The Uplander comes standard with a 3.9-liter V6, four-speed automatic transmission, front air conditioning, four-wheel anti-lock disc brakes (ABS), OnStar, power locks, power windows, dual sliding side doors, automatic headlamp control, dual power mirrors, AM/FM stereo with MP3-compatible CD player, tilt wheel and full wheel covers.

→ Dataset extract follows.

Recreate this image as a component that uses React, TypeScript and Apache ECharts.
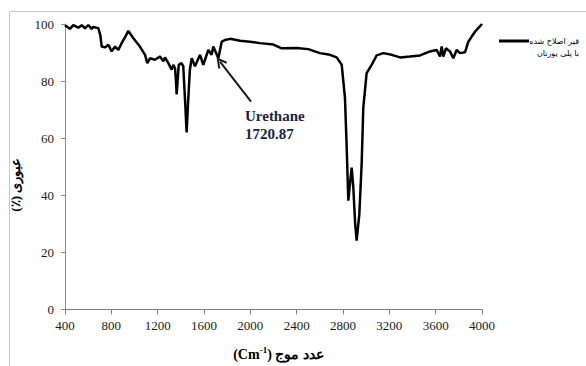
import React, { useEffect, useRef } from "react";
import * as echarts from "echarts";

const wavenumbers = [
  400, 443, 472, 515, 544, 573, 601, 630, 644, 688, 705, 717, 745, 774, 803, 832, 860, 889, 920, 947,
  990, 1047, 1091, 1111, 1134, 1177, 1220, 1249, 1263, 1292, 1321, 1335, 1350, 1358, 1364, 1372, 1382,
  1405, 1421, 1438, 1450, 1462, 1478, 1494, 1522, 1566, 1594, 1637, 1666, 1680, 1724, 1753,
  1781, 1825, 1911, 1997, 2083, 2200, 2270, 2400, 2500, 2601, 2688, 2745, 2789, 2817, 2832, 2846, 2860,
  2875, 2889, 2905, 2918, 2941, 2961, 2975, 3004, 3047, 3091, 3148, 3220, 3292, 3378, 3465, 3551, 3609,
  3637, 3652, 3666, 3689, 3724, 3752, 3781, 3810, 3853, 3882, 3911, 3940, 4000,
];
const transmittance = [
  99.6, 98.3, 99.6, 98.7, 99.6, 98.5, 99.6, 98.3, 99.0, 98.5, 96.0, 92.1, 91.8, 92.7, 90.4, 92.1, 90.9, 93.3, 95.5, 97.6,
  95.0, 92.1, 89.2, 86.3, 88.0, 87.5, 88.6, 86.9, 88.3, 86.3, 84.0, 85.7, 84.5, 80.0, 75.3, 80.0, 85.7,
  86.3, 85.2, 72.0, 62.0, 72.0, 84.0, 88.0, 85.2, 89.2, 85.7, 90.9, 89.2, 92.1, 88.0, 93.8,
  94.4, 94.8, 94.1, 93.8, 93.3, 92.8, 91.5, 91.6, 91.2, 89.8, 89.2, 88.3, 85.7, 74.1, 56.7, 38.1, 44.0,
  49.7, 42.8, 30.0, 24.1, 33.4, 50.9, 70.6, 82.8, 85.7, 89.0, 89.8, 89.2, 88.3, 88.6, 89.0, 90.4, 90.9,
  88.6, 92.1, 88.6, 91.5, 90.4, 88.0, 90.9, 89.8, 90.1, 93.8, 95.6, 97.3, 100.0,
];
const seriesName = "قیر اصلاح شده\nبا پلی یورتان";
const legendLines = ["قیر اصلاح شده", "با پلی یورتان"];
const annotationLines = ["Urethane", "1720.87"];
const arrowTail = [2006, 72.8];
const arrowHead = [1738, 86.8];

export default function App() {
  const ref = useRef<HTMLDivElement>(null);
  useEffect(() => {
    if (!ref.current) return;
    const chart = echarts.init(ref.current, null, { renderer: "svg" });
    const serif = "'Liberation Serif', 'Times New Roman', serif";
    chart.setOption({
      animation: false,
      backgroundColor: "#ffffff",
      grid: { left: 65, right: 104, top: 24, bottom: 55, containLabel: false },
      xAxis: {
        type: "value",
        min: 400,
        max: 4000,
        interval: 400,
        name: "{a|(Cm}{s|-1}{a|) عدد موج}",
        nameLocation: "middle",
        nameGap: 36,
        nameTextStyle: {
          padding: [0, 0, 0, 10],
          rich: {
            a: { fontFamily: serif, fontWeight: "bold", fontSize: 14, color: "#000" },
            s: { fontFamily: serif, fontWeight: "bold", fontSize: 9, color: "#000", padding: [0, 0, 8, 0] },
          },
        },
        axisLine: { show: true, lineStyle: { color: "#7f7f7f", width: 1 } },
        axisTick: { show: true, length: 5, inside: false, lineStyle: { color: "#7f7f7f" } },
        axisLabel: {
          fontFamily: serif,
          fontSize: 13,
          color: "#1a1a1a",
          margin: 9,
          formatter: (v: number) => String(v),
        },
        splitLine: { show: false },
      },
      yAxis: {
        type: "value",
        min: 0,
        max: 100,
        interval: 20,
        name: "(٪) عبوری",
        nameLocation: "middle",
        nameGap: 43,
        nameTextStyle: {
          fontFamily: serif,
          fontWeight: "bold",
          fontSize: 13,
          color: "#000",
          padding: [0, 36, 0, 0],
        },
        axisLine: { show: true, lineStyle: { color: "#8c8c8c", width: 1 } },
        axisTick: { show: true, length: 4, inside: false, lineStyle: { color: "#8c8c8c" } },
        axisLabel: {
          fontFamily: serif,
          fontSize: 13,
          color: "#1a1a1a",
          margin: 11,
          formatter: (v: number) => String(v),
        },
        splitLine: { show: false },
      },
      series: [
        {
          name: seriesName,
          type: "line",
          data: wavenumbers.map((w, i) => [w, transmittance[i]]),
          showSymbol: false,
          symbol: "none",
          smooth: false,
          lineStyle: { color: "#000", width: 2.5 },
          itemStyle: { color: "#000" },
          markLine: {
            silent: true,
            symbol: ["none", "path://M0,0 L6,9 L4.2,10.2 L0,3.6 L-4.2,10.2 L-6,9 Z"],
            symbolSize: [11, 11],
            label: { show: false },
            lineStyle: { color: "#1a1a1a", width: 2, type: "solid" },
            data: [[{ coord: arrowTail }, { coord: arrowHead }]],
          },
        },
      ],
      graphic: [
        {
          type: "rect",
          shape: { x: 9.5, y: 11.5, width: 600, height: 400 },
          style: { fill: "none", stroke: "#c8c8c8", lineWidth: 1 },
          silent: true,
        },
        {
          type: "text",
          left: 245,
          top: 107,
          style: {
            text: annotationLines.join("\n"),
            fontFamily: serif,
            fontWeight: "bold",
            fontSize: 15,
            lineHeight: 18,
            fill: "#1c2340",
          },
        },
        {
          type: "line",
          shape: { x1: 499, y1: 41, x2: 529, y2: 41 },
          style: { stroke: "#000", lineWidth: 3 },
        },
        {
          type: "text",
          x: 579,
          y: 41,
          style: {
            text: legendLines[0],
            fontFamily: "'DejaVu Sans', sans-serif",
            fontSize: 8,
            fill: "#000",
            align: "right",
            verticalAlign: "middle",
          },
        },
        {
          type: "text",
          x: 579,
          y: 53,
          style: {
            text: legendLines[1],
            fontFamily: "'DejaVu Sans', sans-serif",
            fontSize: 8,
            fill: "#000",
            align: "right",
            verticalAlign: "middle",
          },
        },
      ],
    });
    return () => chart.dispose();
  }, []);
  return (
    <div
      ref={ref}
      style={{ position: "fixed", left: 0, top: 0, width: 586, height: 366, background: "#fff" }}
    />
  );
}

Notable Optional Equipment

Options are dependent upon trim level, and include an extended-length model, sport suspension, dual heated power mirrors, power sliding side door, flip-down DVD player with rear audio controls (standard on LT), second-row captain's chair seating (standard on LT), first and second-row side-impact airbags, cruise control, remote start, leather seats and a tow package.

Under the Hood

The Chevrolet Uplander's 3.9-liter engine suits the minivan environment well. Equipped with variable valve timing and GM's active intake technology, the 3.9-liter V6 is capable of delivering nearly 90 percent of its power between 1800 and 5800 rpm. Available on fleet vehicles only, the Flex Fuel technology allows the Uplander to run on a gasoline/ethanol mix. Ethanol is a domestically produced, renewable energy source made from corn, and because it burns cleaner than gasoline, the lower emissions can help reduce the build-up of greenhouse gases in the atmosphere.

3.9-liter V6 Flex Fuel
240 horsepower @ 6000 rpm
240 lb.-ft. of torque @ 4800 rpm
EPA city/highway fuel economy: 12/17 (E85), 16/23 (Gasoline)

Pricing Notes

The standard wheelbase Uplander LS has a Manufacturer's Suggested Retail Price (MSRP) starting just over $22,000, while the LT with extended wheelbase starts around $30,000. A look at the Fair Purchase Price shows what consumers are paying for their Uplanders, so before you set out to begin negotiations, be sure to check them. Kelley Blue Book expects the Uplander to retain a below-average residual value, slightly above the Dodge Grand Caravan and slightly below the Hyundai Entourage, but well below the Honda Odyssey, Nissan Quest and Toyota Sienna.